Copy all of the material exactly. Pictures are not to appear in the copy.

——

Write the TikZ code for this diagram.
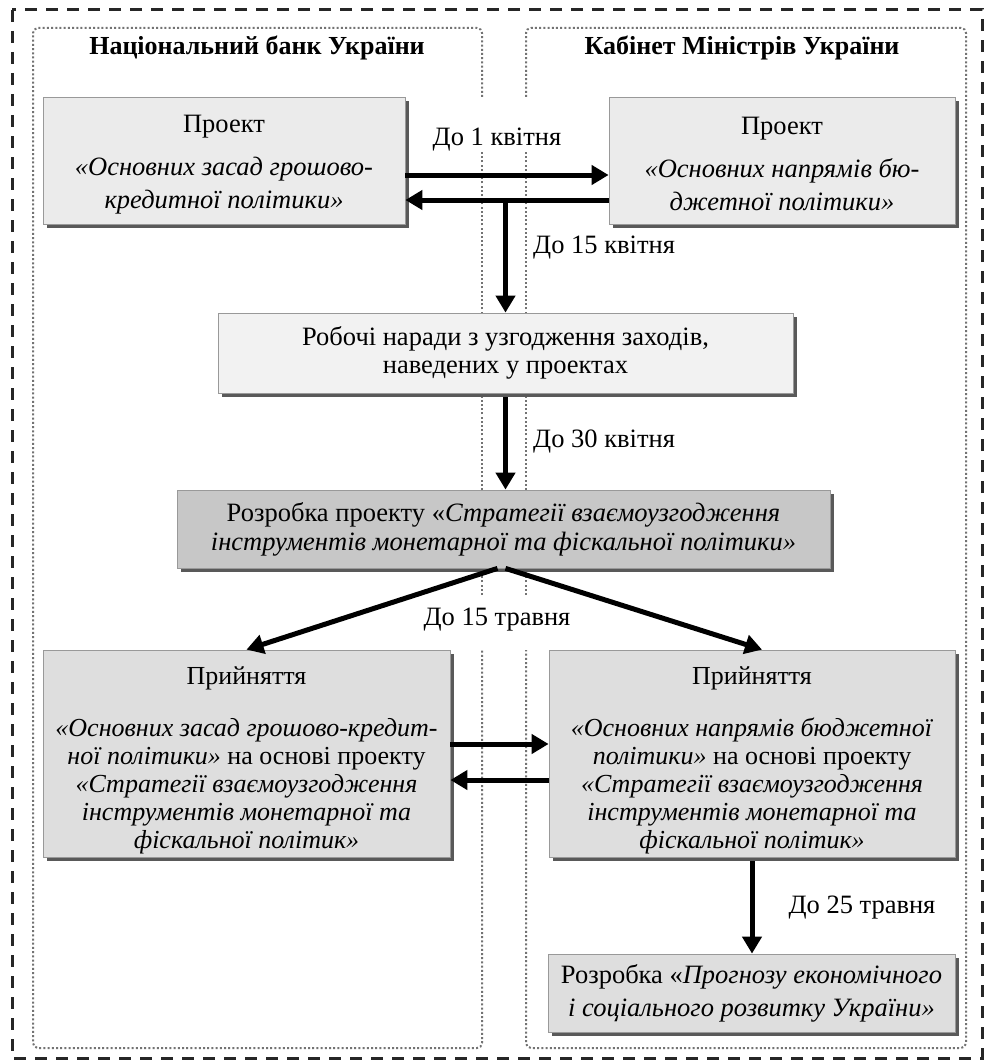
\documentclass[tikz,border=0pt]{standalone}
\usepackage{fontspec}
\setmainfont{Liberation Serif}
\usetikzlibrary{arrows.meta,shadows,calc}
\begin{document}
\begin{tikzpicture}[x=1pt,y=-1pt,
  box/.style={draw=black!40, line width=0.8pt, inner sep=0pt, align=center,
    drop shadow={shadow xshift=4pt, shadow yshift=-4pt, fill=black!65, opacity=1}},
  light/.style={box, fill=black!8},
  mid/.style={box, fill=black!13},
  dark/.style={box, fill=black!22},
  head/.style={font=\fontsize{26}{30}\selectfont\bfseries, inner sep=0pt},
  lbl/.style={font=\fontsize{26.5}{30}\selectfont, inner sep=0pt},
  arr/.style={line width=5pt, -{Triangle[length=17pt,width=19pt]}},
  panel/.style={draw=black!55, line width=2pt, dash pattern=on 2pt off 2.2pt, rounded corners=5pt},
  frame/.style={draw=black!85, line width=3pt, dash pattern=on 12pt off 9pt}
]
\useasboundingbox (0,0) rectangle (985,1062);

% outer frame
\draw[frame] (12,10) rectangle (982,1058);

% the two institution panels, broken where labels sit
\draw[panel] (482,97) -- (482,28) -- (33,28) -- (33,1048) -- (482,1048) -- (482,650);
\draw[panel] (482,595) -- (482,150);
\draw[panel] (526,97) -- (526,28) -- (966,28) -- (966,1048) -- (526,1048) -- (526,650);
\draw[panel] (526,595) -- (526,150);

\node[head] (hnb) at (257,48) {Національний банк України};
\node[head] (hkm) at (742,48) {Кабінет Міністрів України};

% boxes
\node[light, font=\fontsize{26.5}{33}\selectfont, minimum width=362pt, minimum height=127pt] (a) at (224,160.5)
  {\rule{0pt}{25pt}Проект\\[10pt]\textit{«Основних засад грошово-}\\\textit{кредитної політики»}};
\node[light, font=\fontsize{26.5}{33}\selectfont, minimum width=346pt, minimum height=127pt] (b) at (782,160.5)
  {\rule{0pt}{25pt}Проект\\[10pt]\textit{«Основних напрямів бю-}\\\textit{джетної політики»}};
\node[box, fill=black!5, font=\fontsize{26.5}{28}\selectfont, minimum width=575pt, minimum height=80pt] (c) at (505.5,353)
  {Робочі наради з узгодження заходів,\\наведених у проектах};
\node[dark, font=\fontsize{26.5}{29}\selectfont, minimum width=653pt, minimum height=78pt] (d) at (503.5,529)
  {Розробка проекту «\textit{Стратегії взаємоузгодження}\\\textit{інструментів монетарної та фіскальної політики»}};
\node[mid, font=\fontsize{26}{28}\selectfont, minimum width=407pt, minimum height=207pt] (e) at (246.5,753.5)
  {\rule{0pt}{31pt}Прийняття\\[24pt]\textit{«Основних засад грошово-кредит-}\\\textit{ної політики»} на основі проекту\\\textit{«Стратегії взаємоузгодження}\\\textit{інструментів монетарної та}\\\textit{фіскальної політик»}};
\node[mid, font=\fontsize{26}{28}\selectfont, minimum width=406pt, minimum height=207pt] (f) at (752,753.5)
  {\rule{0pt}{31pt}Прийняття\\[24pt]\textit{«Основних напрямів бюджетної}\\\textit{політики»} на основі проекту\\\textit{«Стратегії взаємоузгодження}\\\textit{інструментів монетарної та}\\\textit{фіскальної політик»}};
\node[mid, font=\fontsize{26.5}{33}\selectfont, minimum width=407pt, minimum height=78pt] (g) at (751.5,993)
  {Розробка «\textit{Прогнозу економічного}\\\textit{і соціального розвитку України»}};

% labels
\node[lbl] (l1) at (497,140) {До 1 квітня};
\node[lbl, anchor=west] (l2) at (533,248) {До 15 квітня};
\node[lbl, anchor=west] (l3) at (533,442) {До 30 квітня};
\node[lbl] (l4) at (497,620) {До 15 травня};
\node[lbl] (l5) at (862,908) {До 25 травня};

% connectors
\coordinate (ab) at ($(a.east)+(0,14.5)$);
\coordinate (ba) at ($(b.west)+(0,39.5)$);
\draw[arr] (ab) -- (ab -| b.west);
\draw[arr] (ba) -- (ba -| a.east);
\draw[arr] (ba -| c.north) -- (c.north);
\draw[arr] ($(c.south)+(0,4)$) -- (c.south |- d.north);
\draw[arr] ($(d.south)+(-6,0)$) -- (e.north);
\draw[arr] ($(d.south)+(2,0)$) -- ($(f.north)+(10,0)$);
\coordinate (ef) at ($(e.east)+(0,-9.5)$);
\coordinate (fe) at ($(f.west)+(0,26.5)$);
\draw[arr] (ef) -- (ef -| f.west);
\draw[arr] (fe) -- (fe -| e.east);
\draw[arr] ($(f.south)+(0,4)$) -- (f.south |- g.north);
\end{tikzpicture}
\end{document}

——

* [Task output]:
Write the TikZ code for this diagram.
\documentclass[tikz,border=0pt]{standalone}
\usepackage{fontspec}
\setmainfont{Liberation Serif}
\usetikzlibrary{arrows.meta,shadows,calc}
\begin{document}
\begin{tikzpicture}[x=1pt,y=-1pt,
  box/.style={draw=black!40, line width=0.8pt, inner sep=0pt, align=center,
    drop shadow={shadow xshift=4pt, shadow yshift=-4pt, fill=black!65, opacity=1}},
  light/.style={box, fill=black!8},
  mid/.style={box, fill=black!13},
  dark/.style={box, fill=black!22},
  head/.style={font=\fontsize{26}{30}\selectfont\bfseries, inner sep=0pt},
  lbl/.style={font=\fontsize{26.5}{30}\selectfont, inner sep=0pt},
  arr/.style={line width=5pt, -{Triangle[length=17pt,width=19pt]}},
  panel/.style={draw=black!55, line width=2pt, dash pattern=on 2pt off 2.2pt, rounded corners=5pt},
  frame/.style={draw=black!85, line width=3pt, dash pattern=on 12pt off 9pt}
]
\useasboundingbox (0,0) rectangle (985,1062);

% outer frame
\draw[frame] (12,10) rectangle (982,1058);

% the two institution panels, broken where labels sit
\draw[panel] (482,97) -- (482,28) -- (33,28) -- (33,1048) -- (482,1048) -- (482,650);
\draw[panel] (482,595) -- (482,150);
\draw[panel] (526,97) -- (526,28) -- (966,28) -- (966,1048) -- (526,1048) -- (526,650);
\draw[panel] (526,595) -- (526,150);

\node[head] (hnb) at (257,48) {Національний банк України};
\node[head] (hkm) at (742,48) {Кабінет Міністрів України};

% boxes
\node[light, font=\fontsize{26.5}{33}\selectfont, minimum width=362pt, minimum height=127pt] (a) at (224,160.5)
  {\rule{0pt}{25pt}Проект\\[10pt]\textit{«Основних засад грошово-}\\\textit{кредитної політики»}};
\node[light, font=\fontsize{26.5}{33}\selectfont, minimum width=346pt, minimum height=127pt] (b) at (782,160.5)
  {\rule{0pt}{25pt}Проект\\[10pt]\textit{«Основних напрямів бю-}\\\textit{джетної політики»}};
\node[box, fill=black!5, font=\fontsize{26.5}{28}\selectfont, minimum width=575pt, minimum height=80pt] (c) at (505.5,353)
  {Робочі наради з узгодження заходів,\\наведених у проектах};
\node[dark, font=\fontsize{26.5}{29}\selectfont, minimum width=653pt, minimum height=78pt] (d) at (503.5,529)
  {Розробка проекту «\textit{Стратегії взаємоузгодження}\\\textit{інструментів монетарної та фіскальної політики»}};
\node[mid, font=\fontsize{26}{28}\selectfont, minimum width=407pt, minimum height=207pt] (e) at (246.5,753.5)
  {\rule{0pt}{31pt}Прийняття\\[24pt]\textit{«Основних засад грошово-кредит-}\\\textit{ної політики»} на основі проекту\\\textit{«Стратегії взаємоузгодження}\\\textit{інструментів монетарної та}\\\textit{фіскальної політик»}};
\node[mid, font=\fontsize{26}{28}\selectfont, minimum width=406pt, minimum height=207pt] (f) at (752,753.5)
  {\rule{0pt}{31pt}Прийняття\\[24pt]\textit{«Основних напрямів бюджетної}\\\textit{політики»} на основі проекту\\\textit{«Стратегії взаємоузгодження}\\\textit{інструментів монетарної та}\\\textit{фіскальної політик»}};
\node[mid, font=\fontsize{26.5}{33}\selectfont, minimum width=407pt, minimum height=78pt] (g) at (751.5,993)
  {Розробка «\textit{Прогнозу економічного}\\\textit{і соціального розвитку України»}};

% labels
\node[lbl] (l1) at (497,140) {До 1 квітня};
\node[lbl, anchor=west] (l2) at (533,248) {До 15 квітня};
\node[lbl, anchor=west] (l3) at (533,442) {До 30 квітня};
\node[lbl] (l4) at (497,620) {До 15 травня};
\node[lbl] (l5) at (862,908) {До 25 травня};

% connectors
\coordinate (ab) at ($(a.east)+(0,14.5)$);
\coordinate (ba) at ($(b.west)+(0,39.5)$);
\draw[arr] (ab) -- (ab -| b.west);
\draw[arr] (ba) -- (ba -| a.east);
\draw[arr] (ba -| c.north) -- (c.north);
\draw[arr] ($(c.south)+(0,4)$) -- (c.south |- d.north);
\draw[arr] ($(d.south)+(-6,0)$) -- (e.north);
\draw[arr] ($(d.south)+(2,0)$) -- ($(f.north)+(10,0)$);
\coordinate (ef) at ($(e.east)+(0,-9.5)$);
\coordinate (fe) at ($(f.west)+(0,26.5)$);
\draw[arr] (ef) -- (ef -| f.west);
\draw[arr] (fe) -- (fe -| e.east);
\draw[arr] ($(f.south)+(0,4)$) -- (f.south |- g.north);
\end{tikzpicture}
\end{document}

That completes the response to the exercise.